Per i migranti di via Cupa anche le parrocchie della zona si coordinano tra loro per portare viveri e vestiti. I parrocchiani di 
Sant'Ippolito hanno riempito due pulmini con latte, molto richiesto, e biscotti e ora hanno iniziato una nuova raccolta di vestiario, in particolare biancheria intima. La Comunità di Sant'Egidio ha aperto un nuovo punto di raccolta nel centro scout di via Sant'Ippolito 15, a 500 metri dal Baobab, per ricevere i doni portati dalle famiglie. Ogni sera, dalle 19 alle 21, organizza un'animazione per i bambini ospiti. Il Comune di Roma, come reso noto dall'assessore alle Politiche sociali Francesca Danese, ha realizzato in via Cupa un punto informativo per i migranti.

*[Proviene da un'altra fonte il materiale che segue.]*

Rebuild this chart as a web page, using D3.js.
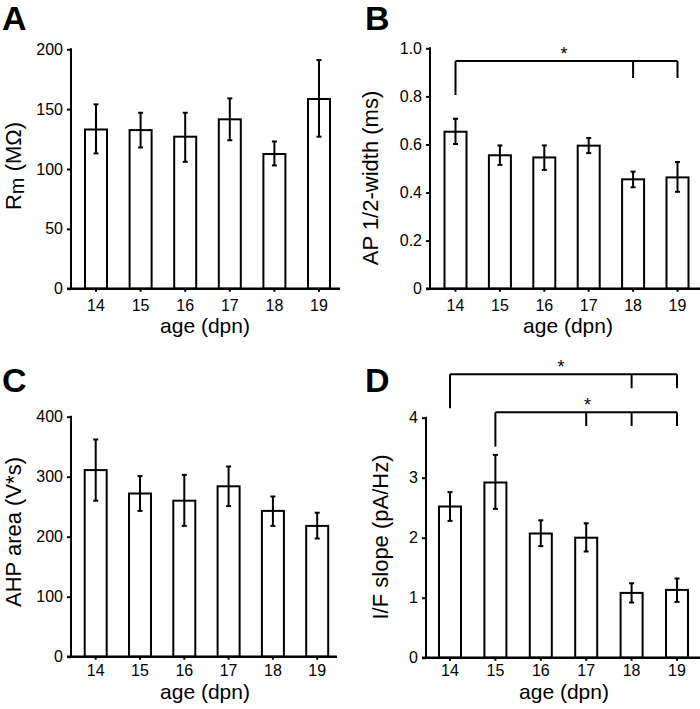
<!DOCTYPE html>
<html>
<head>
<meta charset="utf-8">
<script src="https://cdn.jsdelivr.net/npm/d3@7"></script>
<style>
  html, body { margin: 0; padding: 0; background: #fff; }
  svg { display: block; }
  text { font-family: "Liberation Sans", Arial, Helvetica, sans-serif; fill: #000; }
</style>
</head>
<body>
<svg id="chart" width="700" height="709"></svg>
<script>
// ---- Data ----
const ages = ["14", "15", "16", "17", "18", "19"];

const rmMean  = [133, 132.5, 127, 141.5, 112.5, 158.5];
const rmHigh  = [154, 147, 147, 159, 123, 191];
const rmLow   = [113, 118, 106, 124, 103, 127];

const apMean  = [0.653, 0.555, 0.546, 0.595, 0.455, 0.463];
const apHigh  = [0.707, 0.596, 0.596, 0.627, 0.487, 0.527];
const apLow   = [0.602, 0.515, 0.494, 0.564, 0.422, 0.403];

const ahpMean = [311, 272, 260, 284, 243, 218];
const ahpHigh = [362, 301, 303, 317, 267, 240];
const ahpLow  = [260, 243, 218, 251, 218, 197];

const ifMean  = [2.52, 2.92, 2.07, 2.00, 1.08, 1.13];
const ifHigh  = [2.76, 3.38, 2.29, 2.24, 1.24, 1.32];
const ifLow   = [2.28, 2.48, 1.86, 1.77, 0.92, 0.93];

const rmTicks  = [0, 50, 100, 150, 200];
const apTicks  = [0, 0.2, 0.4, 0.6, 0.8, 1.0];
const ahpTicks = [0, 100, 200, 300, 400];
const ifTicks  = [0, 1, 2, 3, 4];

const panelLetters = ["A", "B", "C", "D"];

// ---- Drawing ----
const svg = d3.select("#chart");
const BAR_W = 22;
const TICK_FS = 16;
const LABEL_FS = 21;

function panel(opt) {
  const g = svg.append("g");
  const step = opt.step;
  const x = d3.scaleBand()
    .domain(ages)
    .range([opt.c0 - step / 2, opt.c0 + step * (ages.length - 0.5)])
    .paddingInner(1 - BAR_W / step)
    .paddingOuter((1 - BAR_W / step) / 2);
  const y = d3.scaleLinear().domain(opt.domain).range([opt.y0, opt.yTop]);

  // bars
  g.selectAll("rect.bar").data(opt.mean).join("rect")
    .attr("class", "bar")
    .attr("x", (d, i) => x(ages[i]))
    .attr("width", x.bandwidth())
    .attr("y", d => y(d))
    .attr("height", d => y(opt.domain[0]) - y(d))
    .attr("fill", "#fff")
    .attr("stroke", "#000")
    .attr("stroke-width", 2);

  // error bars
  const cx = i => x(ages[i]) + x.bandwidth() / 2;
  const eg = g.append("g").attr("stroke", "#000").attr("stroke-width", 2);
  opt.mean.forEach((m, i) => {
    eg.append("line").attr("x1", cx(i)).attr("x2", cx(i))
      .attr("y1", y(opt.high[i])).attr("y2", y(opt.low[i]));
    [opt.high[i], opt.low[i]].forEach(v => {
      eg.append("line").attr("x1", cx(i) - 2.5).attr("x2", cx(i) + 2.5)
        .attr("y1", y(v)).attr("y2", y(v));
    });
  });

  // y axis
  const yAxis = d3.axisLeft(y).tickValues(opt.ticks).tickSize(4).tickPadding(4)
    .tickFormat(opt.fmt);
  const ya = g.append("g").attr("transform", `translate(${opt.ax},0)`).call(yAxis);
  ya.attr("font-size", TICK_FS).attr("font-family", null);
  ya.select(".domain").remove();
  ya.selectAll(".tick line").attr("stroke", "#000").attr("stroke-width", 2);
  ya.selectAll(".tick text").attr("font-size", TICK_FS).attr("fill", "#000");
  g.append("line").attr("x1", opt.ax).attr("x2", opt.ax)
    .attr("y1", opt.yTop - 1).attr("y2", opt.y0)
    .attr("stroke", "#000").attr("stroke-width", 2);

  // x axis
  const xAxis = d3.axisBottom(x).tickSize(3).tickPadding(opt.xPad);
  const xa = g.append("g").attr("transform", `translate(0,${opt.y0})`).call(xAxis);
  xa.attr("font-size", TICK_FS).attr("font-family", null);
  xa.select(".domain").remove();
  xa.selectAll(".tick line").attr("stroke", "#000").attr("stroke-width", 2);
  xa.selectAll(".tick text").attr("font-size", TICK_FS).attr("fill", "#000");
  g.append("line").attr("x1", opt.ax - 4).attr("x2", opt.xEnd)
    .attr("y1", opt.y0).attr("y2", opt.y0)
    .attr("stroke", "#000").attr("stroke-width", 2.5);

  // x label
  g.append("text").attr("x", opt.xlabX).attr("y", opt.y0 + opt.xlabDy)
    .attr("text-anchor", "middle").attr("font-size", LABEL_FS).text("age (dpn)");

  // y label
  const yl = g.append("text")
    .attr("transform", `translate(${opt.ylabX},${opt.ylabY}) rotate(-90)`)
    .attr("text-anchor", "middle").attr("font-size", 22);
  if (opt.ylabParts) {
    yl.append("tspan").text(opt.ylabParts[0]);
    yl.append("tspan").attr("dy", 3).attr("font-size", 20).text(opt.ylabParts[1]);
    yl.append("tspan").attr("dy", -3).text(opt.ylabParts[2]);
  } else {
    yl.text(opt.ylab);
  }

  // panel letter
  g.append("text").attr("x", opt.letterX).attr("y", opt.letterY)
    .attr("font-size", 34).attr("font-weight", "bold").text(opt.letter);

  // significance brackets
  (opt.brackets || []).forEach(b => {
    const bg = g.append("g").attr("stroke", "#000").attr("stroke-width", 2).attr("fill", "none");
    const xs = b.to.map(a => x(a) + x.bandwidth() / 2);
    const x1 = x(b.from) + x.bandwidth() / 2;
    const xMax = d3.max(xs);
    bg.append("line").attr("x1", x1).attr("x2", xMax).attr("y1", b.y).attr("y2", b.y);
    bg.append("line").attr("x1", x1).attr("x2", x1).attr("y1", b.y).attr("y2", b.fromBottom);
    xs.forEach(xx => bg.append("line").attr("x1", xx).attr("x2", xx)
      .attr("y1", b.y).attr("y2", b.toBottom));
    g.append("text").attr("x", b.starX).attr("y", b.y - 1)
      .attr("text-anchor", "middle").attr("font-size", 18).text("*");
  });
}

panel({
  letter: panelLetters[0], letterX: 2, letterY: 30,
  mean: rmMean, high: rmHigh, low: rmLow,
  domain: [0, 200], ticks: rmTicks, fmt: d3.format("d"),
  ax: 71, xEnd: 340, y0: 288.7, yTop: 49.3, c0: 96, step: 44.6, xPad: 8,
  xlabX: 205, xlabDy: 44, ylabX: 21, ylabY: 166, ylabParts: ["R", "m", " (MΩ)"]
});

panel({
  letter: panelLetters[1], letterX: 365, letterY: 30,
  mean: apMean, high: apHigh, low: apLow,
  domain: [0, 1], ticks: apTicks, fmt: d => d === 0 ? "0" : d3.format(".1f")(d),
  ax: 430, xEnd: 700, y0: 288.7, yTop: 48.3, c0: 455.5, step: 44.4, xPad: 8,
  xlabX: 568, xlabDy: 44, ylabX: 378, ylabY: 178, ylab: "AP 1/2-width (ms)",
  brackets: [{ from: "14", to: ["18", "19"], y: 61, fromBottom: 95, toBottom: 78, starX: 564 }]
});

panel({
  letter: panelLetters[2], letterX: 2, letterY: 392,
  mean: ahpMean, high: ahpHigh, low: ahpLow,
  domain: [0, 400], ticks: ahpTicks, fmt: d3.format("d"),
  ax: 71, xEnd: 337, y0: 656.7, yTop: 416.7, c0: 95.7, step: 44.3, xPad: 5,
  xlabX: 205, xlabDy: 42.5, ylabX: 21, ylabY: 532, ylab: "AHP area (V*s)"
});

panel({
  letter: panelLetters[3], letterX: 365, letterY: 392,
  mean: ifMean, high: ifHigh, low: ifLow,
  domain: [0, 4], ticks: ifTicks, fmt: d3.format("d"),
  ax: 426, xEnd: 700, y0: 657.7, yTop: 417.7, c0: 450, step: 45.4, xPad: 4,
  xlabX: 564, xlabDy: 41.5, ylabX: 388, ylabY: 537, ylab: "I/F slope (pA/Hz)",
  brackets: [
    { from: "14", to: ["18", "19"], y: 374.3, fromBottom: 408.3, toBottom: 388.3, starX: 561 },
    { from: "15", to: ["17", "18", "19"], y: 412.3, fromBottom: 446.7, toBottom: 426, starX: 587.5 }
  ]
});
</script>
</body>
</html>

«Non possiamo fermarci - dice Aimen, libico, da quattro anni in Italia per studiare, che appena ha saputo dell'emergenza ha deciso di andare al Baobab per aiutare -: alcuni di questi migranti percorrono migliaia di chilometri di deserto per arrivare al mare. Sono tornato due mesi fa nella mia terra e la situazione è disastrosa. Non potevo rimanere fermo. Anche se la mia speranza è quella di tornare in Libia. È il mio Paese, è casa mia, e so che un giorno tornerò».